The surmise around stories which bind us is very insightful. The reason Sapiens collect in large groups is because they bind themselves with myths and stories – around history, religion, nationhood etc. This allowed people who are strangers otherwise to get together and later form large communities and cities. Some of the matter is obviously speculative (eg: Aryan invasion of India is disputed by many historians), but then that is the best one can do in retracing history.
The central sections around how capitalism grew, and the concept of money are too detailed and can get a little tiring. The book nevertheless returns to some excellent passages around our delusions, ambition and happiness. All of us have our own delusions, nor have we given up our destructive tendencies since ages. For instance, we have scientific confirmation that animals have physical as well as psychological needs – and yet we deny them that. Animal farming is one of the most cruel acts we engage in, but refuse to acknowledge or introspect.

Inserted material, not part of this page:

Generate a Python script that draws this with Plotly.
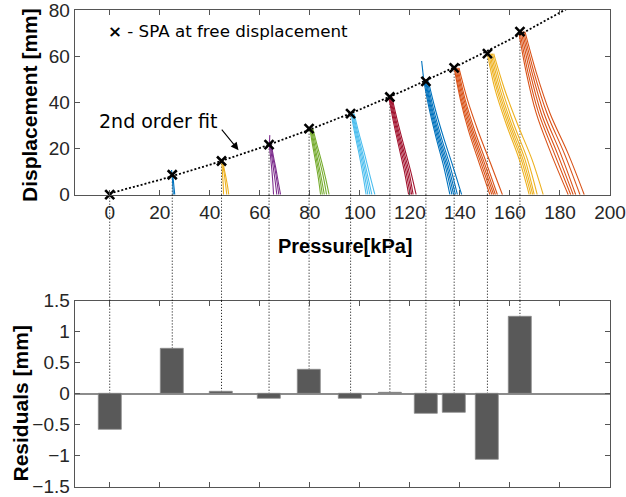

We do more and more, but are never satisfied and are not happy. He opines that the insights Buddhism provides around our suffering due to our tendency to crave is reality. The book ends with sentences which certainly need to provoke us to think. We are gaining more and more power – we will successfully increase our lifespans further or even defeat natural death. Yet, we do not know what we want and continue to inflict misery on fellow animals and the ecosystem for our comfort and even worse pleasure. Can we learn?